Announcing the consultation, which will run until 16 January 2019, Local Government Minister Rishi Sunak described it as a ‘loophole’ which could be costing English councils millions in lost council tax.
Currently, second home owners pay council tax on their properties including when the property is available to rent infrequently during the year but properties are valued for business rates when owners declare their property is available to let as holiday accommodation for 140 days or more in a year.
If they are registered as a business it is likely they will qualify for small business rate tax relief which in turn means that no tax is payable on properties with a rateable value of £12,000 or less.
Around 47,000 holiday lets in England are liable for business rates, of which about 96% have rateable values of £12,000 or less. Currently there is no requirement for evidence to be produced that a property has actually been commercially let.
Genuine businesses can claim the relief to which they are entitled.
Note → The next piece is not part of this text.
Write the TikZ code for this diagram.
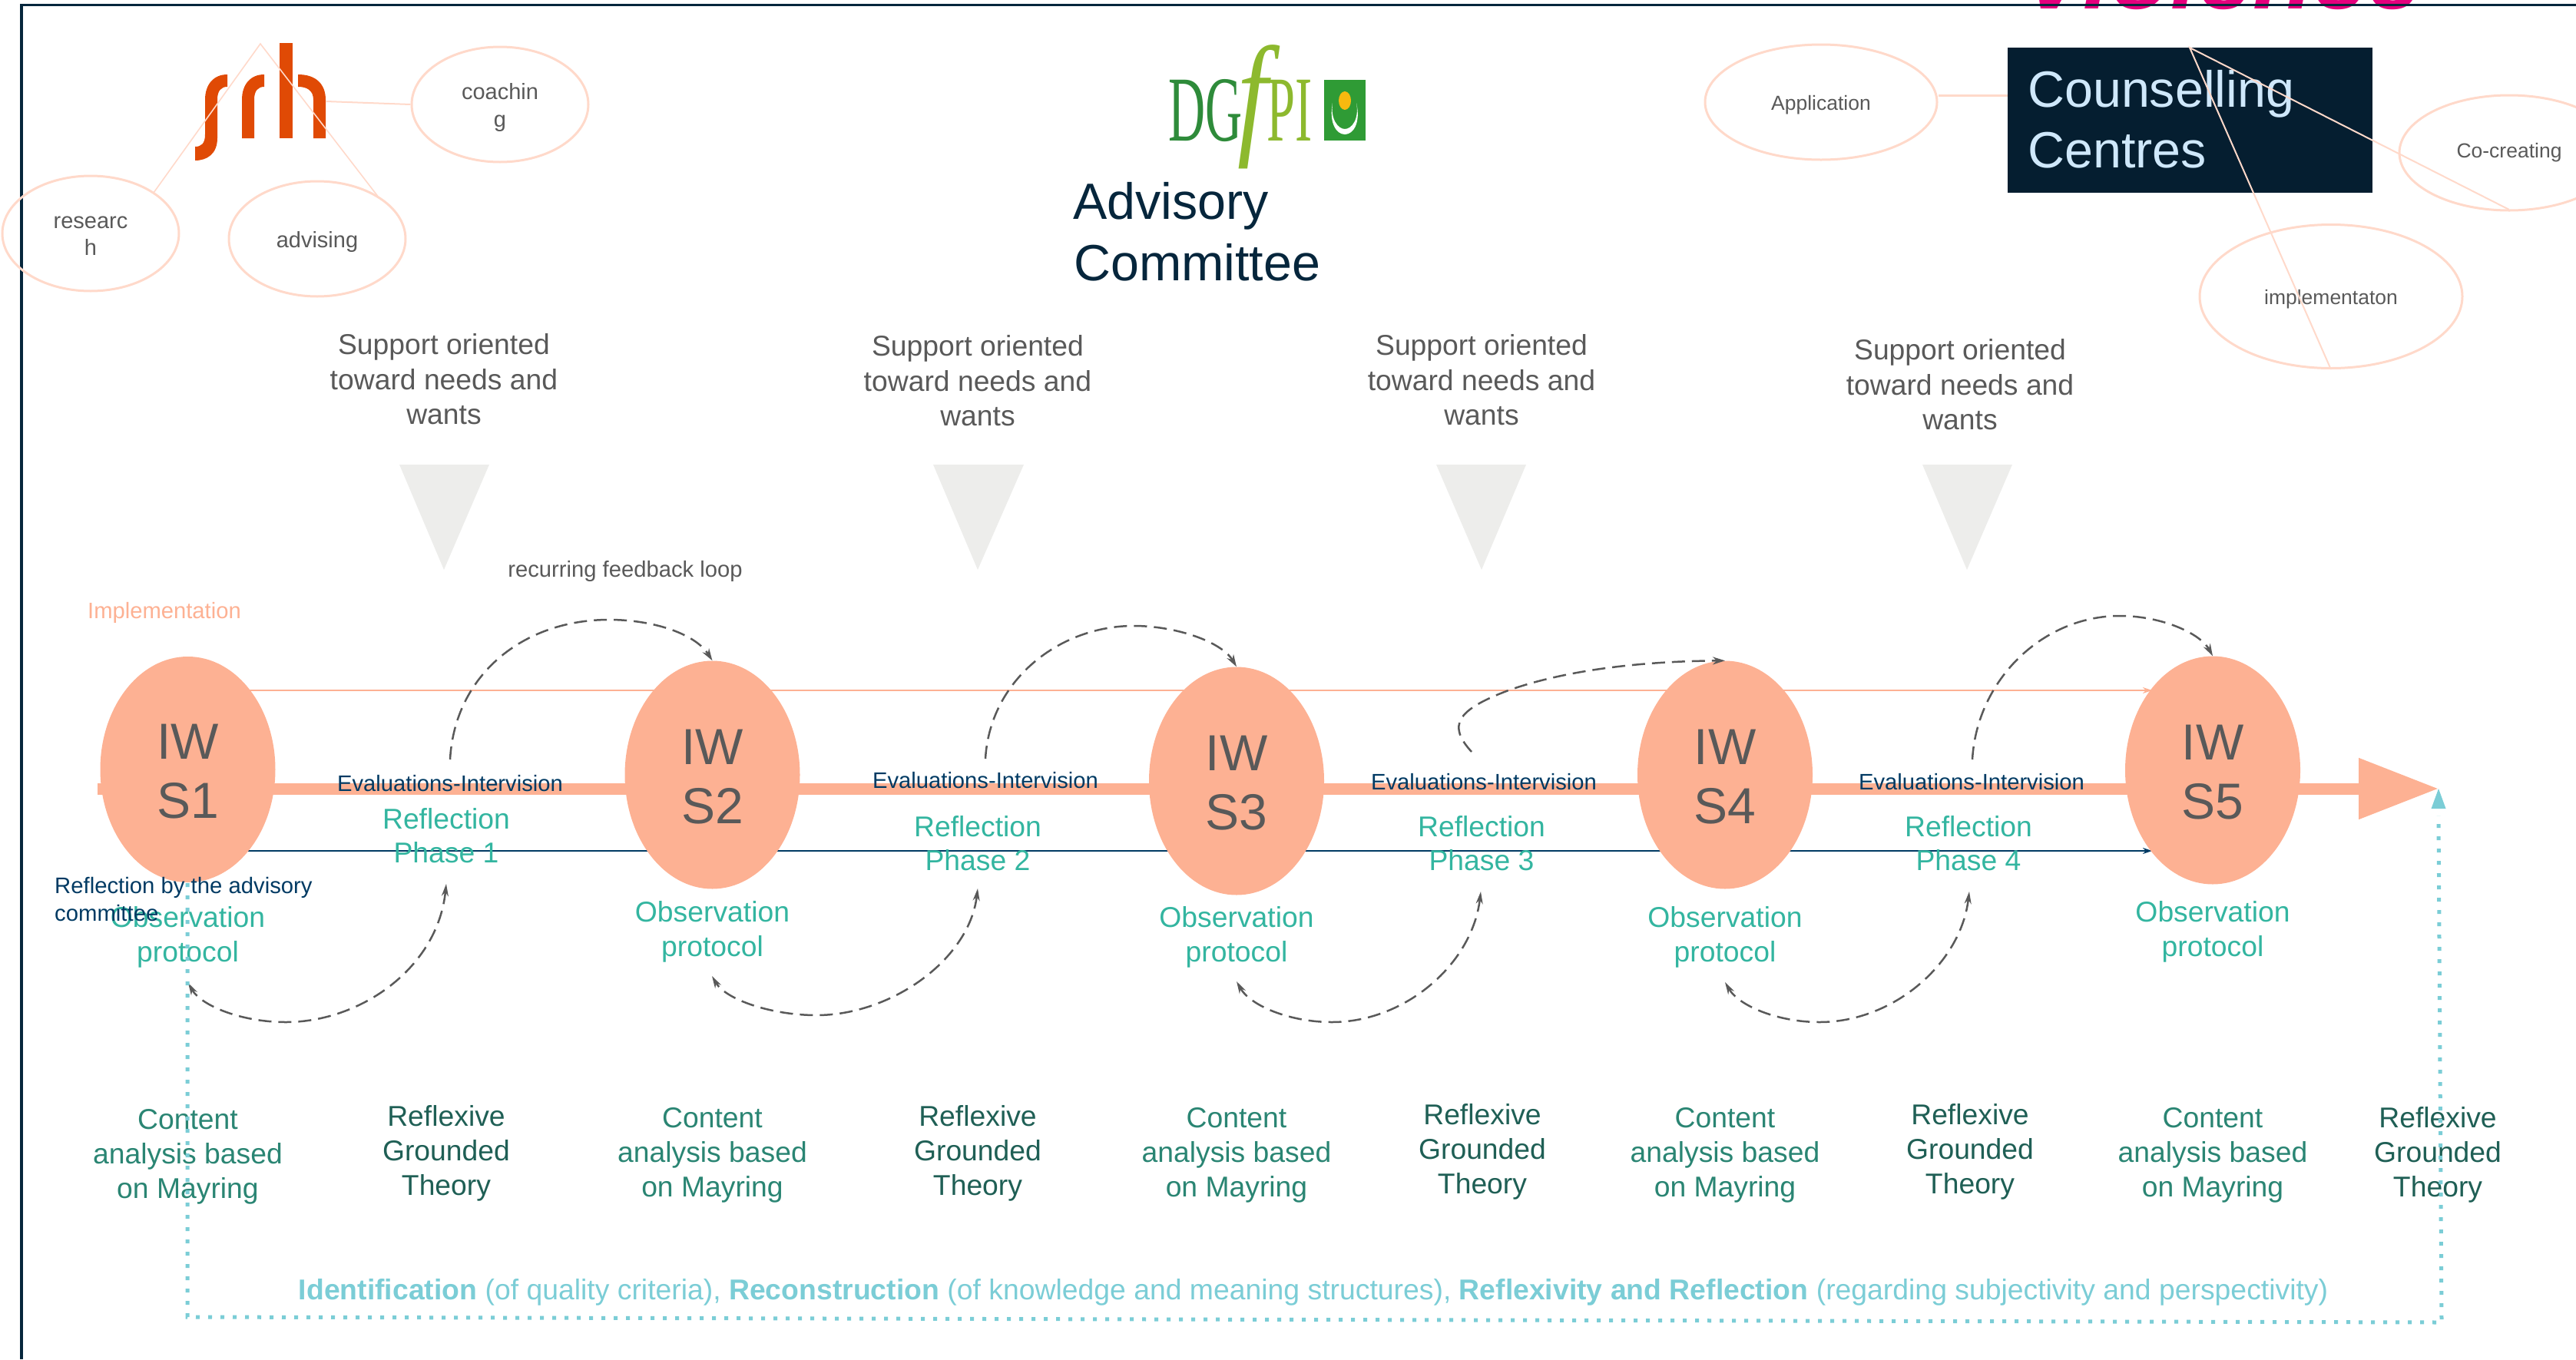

However, the Government is aware of concerns that owners of second homes which do not fall into this category, could exploit the system by not paying council tax, whilst still using local services.
‘We’re aware of concerns that the current arrangements for valuing second homes for business rates and claiming relief do not provide strong enough protections against abuse,’ said Sunak.
‘We are seeking views on whether we should strengthen the checks already in place to ensure second-home owners have to pay council tax, while ensuring genuine holiday let businesses are able to demonstrate they are eligible for business rates relief,’ he explained.
‘The consultation will seek views on whether the current criteria should be strengthened to ensure second home owners are contributing to the local economy through the proper payment of council tax, or, for those genuinely renting out their property and supporting tourism, business rates,’ he added.